<<<<

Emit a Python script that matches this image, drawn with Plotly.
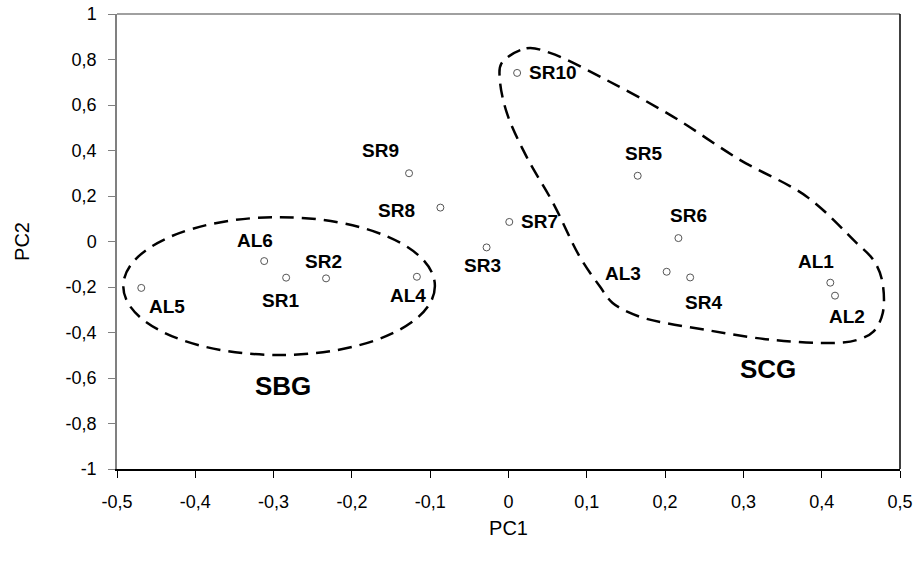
import plotly.graph_objects as go

# sample scores
names = ["SR10", "SR5", "SR6", "AL3", "SR4", "AL1", "AL2", "SR7", "SR3",
         "SR8", "SR9", "AL6", "SR1", "SR2", "AL4", "AL5"]
pc1 = [0.011, 0.165, 0.217, 0.202, 0.232, 0.411, 0.417, 0.001, -0.028,
       -0.087, -0.127, -0.312, -0.284, -0.233, -0.117, -0.469]
pc2 = [0.741, 0.289, 0.015, -0.133, -0.158, -0.181, -0.238, 0.086, -0.026,
       0.149, 0.300, -0.086, -0.159, -0.162, -0.155, -0.204]

# label offsets (pixels) relative to each point
label_dx = [36, 6, 10, -44, 13, -14, 12, 30, -4, -44, -29, -9, -6, -3, -9, 26]
label_dy = [0, 22, 23, -2, -25, 21, -21, 0, -18, -3, 23, 21, -23, 17, -19, -19]

# group outlines
sbg_center = (-0.293, -0.196)
sbg_radius = (0.199, 0.303)
scg_x = [-0.009, 0.023, 0.053, 0.125, 0.210, 0.296, 0.381, 0.445, 0.466, 0.477,
         0.478, 0.466, 0.445, 0.415, 0.338, 0.253, 0.168, 0.133, 0.117, 0.091,
         0.057, 0.023, -0.002, -0.011, -0.009]
scg_y = [0.783, 0.849, 0.829, 0.710, 0.549, 0.358, 0.197, -0.008, -0.081, -0.169,
         -0.314, -0.396, -0.433, -0.446, -0.433, -0.389, -0.331, -0.270, -0.199, -0.067,
         0.169, 0.373, 0.564, 0.710, 0.783]
group_names = ["SBG", "SCG"]
group_x = [-0.288, 0.331]
group_y = [-0.635, -0.562]

# axis ticks
x_ticks = [-0.5, -0.4, -0.3, -0.2, -0.1, 0, 0.1, 0.2, 0.3, 0.4, 0.5]
x_tick_text = ["-0,5", "-0,4", "-0,3", "-0,2", "-0,1", "0", "0,1", "0,2", "0,3", "0,4", "0,5"]
y_ticks = [-1, -0.8, -0.6, -0.4, -0.2, 0, 0.2, 0.4, 0.6, 0.8, 1]
y_tick_text = ["-1", "-0,8", "-0,6", "-0,4", "-0,2", "0", "0,2", "0,4", "0,6", "0,8", "1"]

dash = "14px,8px"
FONT = "Liberation Sans, Arial, sans-serif"
fig = go.Figure()

fig.add_trace(go.Scatter(x=scg_x, y=scg_y, mode="lines",
                         line=dict(color="black", width=2.5, dash=dash, shape="spline", smoothing=1.0),
                         hoverinfo="skip", showlegend=False))

fig.add_shape(type="circle", xref="x", yref="y",
              x0=sbg_center[0] - sbg_radius[0], x1=sbg_center[0] + sbg_radius[0],
              y0=sbg_center[1] - sbg_radius[1], y1=sbg_center[1] + sbg_radius[1],
              line=dict(color="black", width=2.5, dash=dash))

fig.add_trace(go.Scatter(x=pc1, y=pc2, mode="markers", text=names,
                         marker=dict(symbol="circle", size=7, color="white",
                                     line=dict(color="#555555", width=1)),
                         showlegend=False))

for n, x, y, dx, dy in zip(names, pc1, pc2, label_dx, label_dy):
    fig.add_annotation(x=x, y=y, text="<b>" + n + "</b>", showarrow=False, xshift=dx, yshift=dy,
                       font=dict(family=FONT, size=19, color="black"))

for g, x, y in zip(group_names, group_x, group_y):
    fig.add_annotation(x=x, y=y, text="<b>" + g + "</b>", showarrow=False,
                       font=dict(family=FONT, size=26, color="black"))

fig.update_layout(
    template="none",
    width=918, height=569,
    margin=dict(l=117, r=18, t=14, b=100, autoexpand=False),
    plot_bgcolor="white", paper_bgcolor="white",
    font=dict(family=FONT, color="black"),
    xaxis=dict(range=[-0.5, 0.5], tickvals=x_ticks, ticktext=x_tick_text, automargin=False,
               showgrid=False, zeroline=False, showline=True, linecolor="black", linewidth=1.5,
               ticks="outside", ticklen=7, tickcolor="black", tickwidth=1, tickfont=dict(size=18),
               ticklabelstandoff=9, ticklabeloverflow="allow",
               title=dict(text="PC1", font=dict(size=20), standoff=10)),
    yaxis=dict(range=[-1, 1], tickvals=y_ticks, ticktext=y_tick_text, automargin=False,
               showgrid=False, zeroline=False, showline=True, linecolor="#808080", linewidth=1.5,
               ticks="outside", ticklen=7, tickcolor="#808080", tickwidth=1, tickfont=dict(size=18),
               ticklabelstandoff=8, ticklabeloverflow="allow",
               title=dict(text="PC2", font=dict(size=20), standoff=31)),
)
# frame: top (gray) and right (black)
fig.add_shape(type="line", xref="paper", yref="paper", x0=0, x1=1, y0=1, y1=1,
              line=dict(color="#808080", width=1.5))
fig.add_shape(type="line", xref="paper", yref="paper", x0=1, x1=1, y0=0, y1=1,
              line=dict(color="black", width=1.5))

fig.write_html("out.html", config={"displayModeBar": False},
               post_script="document.body.style.margin='0';document.body.style.overflow='hidden';")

>>>>

● WRITTEN INSTRUCTION
Starting with the first line of the data above and ending with the line containing "import plotly.graph_objects as go", please restate every line exactly, leaving images out.

● IN RESPONSE
Emit a Python script that matches this image, drawn with Plotly.
import plotly.graph_objects as go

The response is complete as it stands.